··· Information shown ···

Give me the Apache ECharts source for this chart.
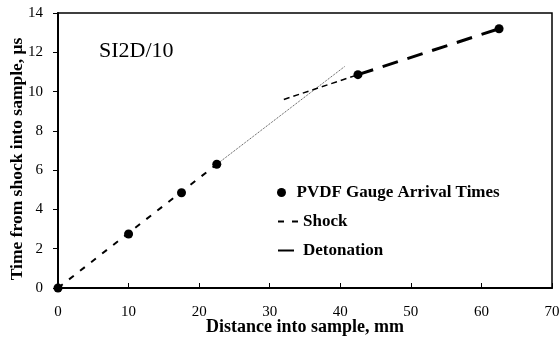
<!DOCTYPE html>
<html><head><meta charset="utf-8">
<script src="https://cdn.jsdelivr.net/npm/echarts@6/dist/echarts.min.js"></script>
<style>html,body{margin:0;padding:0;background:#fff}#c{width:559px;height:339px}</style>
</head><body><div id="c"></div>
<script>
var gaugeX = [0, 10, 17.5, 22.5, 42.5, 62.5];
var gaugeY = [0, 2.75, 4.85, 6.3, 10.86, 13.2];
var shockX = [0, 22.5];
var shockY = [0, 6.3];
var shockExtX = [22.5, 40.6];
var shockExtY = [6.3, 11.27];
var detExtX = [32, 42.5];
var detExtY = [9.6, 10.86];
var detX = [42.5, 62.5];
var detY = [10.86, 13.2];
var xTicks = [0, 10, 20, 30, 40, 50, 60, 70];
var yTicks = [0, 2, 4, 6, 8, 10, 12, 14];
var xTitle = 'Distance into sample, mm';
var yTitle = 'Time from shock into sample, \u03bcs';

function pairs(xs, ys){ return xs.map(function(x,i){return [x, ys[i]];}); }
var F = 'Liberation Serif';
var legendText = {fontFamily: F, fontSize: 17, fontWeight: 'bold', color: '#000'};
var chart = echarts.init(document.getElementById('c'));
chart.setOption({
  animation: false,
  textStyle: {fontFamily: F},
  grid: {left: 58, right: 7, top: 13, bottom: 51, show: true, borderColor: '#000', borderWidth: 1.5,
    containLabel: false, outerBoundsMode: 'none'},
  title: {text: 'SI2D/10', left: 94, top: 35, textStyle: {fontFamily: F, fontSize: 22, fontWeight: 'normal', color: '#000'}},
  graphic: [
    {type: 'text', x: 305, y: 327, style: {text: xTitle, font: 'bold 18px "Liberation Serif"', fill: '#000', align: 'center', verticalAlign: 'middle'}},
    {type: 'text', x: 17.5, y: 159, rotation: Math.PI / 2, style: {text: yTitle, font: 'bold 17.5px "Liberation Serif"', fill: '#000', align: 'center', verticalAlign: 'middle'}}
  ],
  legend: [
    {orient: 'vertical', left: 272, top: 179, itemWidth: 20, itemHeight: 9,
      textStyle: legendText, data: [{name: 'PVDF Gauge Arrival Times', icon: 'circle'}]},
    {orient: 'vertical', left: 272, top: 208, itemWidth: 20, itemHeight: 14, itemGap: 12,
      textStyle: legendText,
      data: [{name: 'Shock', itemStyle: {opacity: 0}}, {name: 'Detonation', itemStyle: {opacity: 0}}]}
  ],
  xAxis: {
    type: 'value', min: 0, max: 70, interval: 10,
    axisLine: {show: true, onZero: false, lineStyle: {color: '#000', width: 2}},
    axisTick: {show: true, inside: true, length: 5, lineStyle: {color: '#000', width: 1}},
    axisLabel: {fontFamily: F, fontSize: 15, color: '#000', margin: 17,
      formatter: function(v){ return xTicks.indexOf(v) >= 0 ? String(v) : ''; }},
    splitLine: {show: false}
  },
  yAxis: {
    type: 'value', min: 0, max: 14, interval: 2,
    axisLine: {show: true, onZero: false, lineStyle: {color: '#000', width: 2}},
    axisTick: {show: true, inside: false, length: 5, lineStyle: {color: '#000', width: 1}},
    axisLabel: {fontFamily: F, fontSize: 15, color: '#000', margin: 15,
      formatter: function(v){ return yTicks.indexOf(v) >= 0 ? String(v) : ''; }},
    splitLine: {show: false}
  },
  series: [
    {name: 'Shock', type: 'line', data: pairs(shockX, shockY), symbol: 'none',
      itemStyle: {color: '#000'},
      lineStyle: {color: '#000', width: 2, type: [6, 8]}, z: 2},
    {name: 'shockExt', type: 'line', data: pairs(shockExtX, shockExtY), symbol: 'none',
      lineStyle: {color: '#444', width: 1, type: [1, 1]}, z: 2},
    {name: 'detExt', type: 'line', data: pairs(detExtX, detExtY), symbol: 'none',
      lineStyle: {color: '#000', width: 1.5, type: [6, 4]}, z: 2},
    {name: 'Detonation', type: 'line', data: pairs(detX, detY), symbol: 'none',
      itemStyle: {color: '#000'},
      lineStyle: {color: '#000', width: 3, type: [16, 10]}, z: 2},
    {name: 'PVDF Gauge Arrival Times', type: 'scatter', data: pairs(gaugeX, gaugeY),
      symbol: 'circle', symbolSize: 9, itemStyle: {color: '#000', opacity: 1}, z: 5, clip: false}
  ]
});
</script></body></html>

···

What the task requires: Begin at the top of the material above and output each line exactly, stopping after the line that holds "var yTitle = 'Time". Leave out pictures.

Solution:
Give me the Apache ECharts source for this chart.
<!DOCTYPE html>
<html><head><meta charset="utf-8">
<script src="https://cdn.jsdelivr.net/npm/echarts@6/dist/echarts.min.js"></script>
<style>html,body{margin:0;padding:0;background:#fff}#c{width:559px;height:339px}</style>
</head><body><div id="c"></div>
<script>
var gaugeX = [0, 10, 17.5, 22.5, 42.5, 62.5];
var gaugeY = [0, 2.75, 4.85, 6.3, 10.86, 13.2];
var shockX = [0, 22.5];
var shockY = [0, 6.3];
var shockExtX = [22.5, 40.6];
var shockExtY = [6.3, 11.27];
var detExtX = [32, 42.5];
var detExtY = [9.6, 10.86];
var detX = [42.5, 62.5];
var detY = [10.86, 13.2];
var xTicks = [0, 10, 20, 30, 40, 50, 60, 70];
var yTicks = [0, 2, 4, 6, 8, 10, 12, 14];
var xTitle = 'Distance into sample, mm';
var yTitle = 'Time from shock into sample, \u03bcs';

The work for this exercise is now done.